I am not using good as a replacement word for talent. I am using good as in level of production and ability to generate content. I have had a lot of setbacks in the past week. Today I discovered a large chunk of text and planning material for my novella that I straight up deleted. Lost forever.

I’m becoming a good writer, because I didn’t let it kill me. Not entirely. I’m still here and working and trying to get back into mode. This, in spite of the fact that I’ve lost words I needed. Growth. I am getting better at this writer thing.

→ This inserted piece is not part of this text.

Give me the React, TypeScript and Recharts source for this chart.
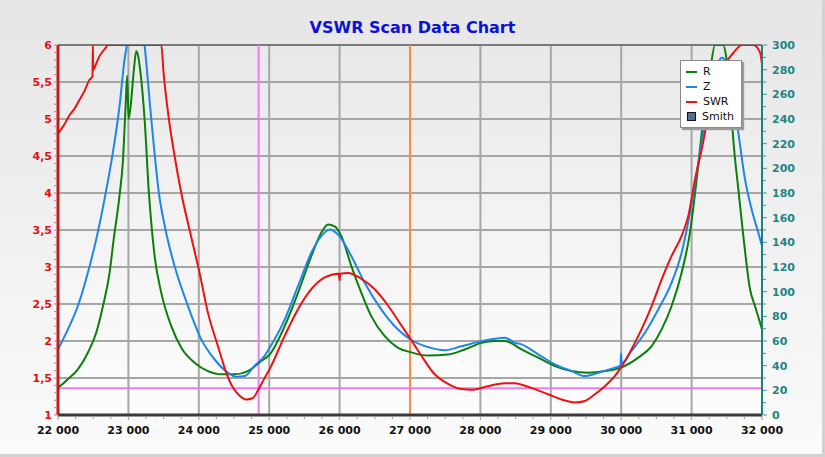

One day and one story at a time.

Some Thoughts:

  1. There is this small town in Colorado, up in the mountains where a train passes through. I think the town is called silver something but I am likely wrong. For years that town felt like a set piece in my memory of this life. Not too recently I watched an episode of Unsolved Mysteries where a town identical to the one I speak of was featured. I don’t think it was exactly the same town though. I don’t know why this matters or why this town is in my thoughts again but I have a handful of extremely vivid memories of the place that feel like they happened yesterday. Little moments like walking down a street, or seeing a basketball hoop; stepping off a porch and hearing the creak of the wood. What’s strange is that the moment I drove into the place I connected with it, and I fear a part of me never left.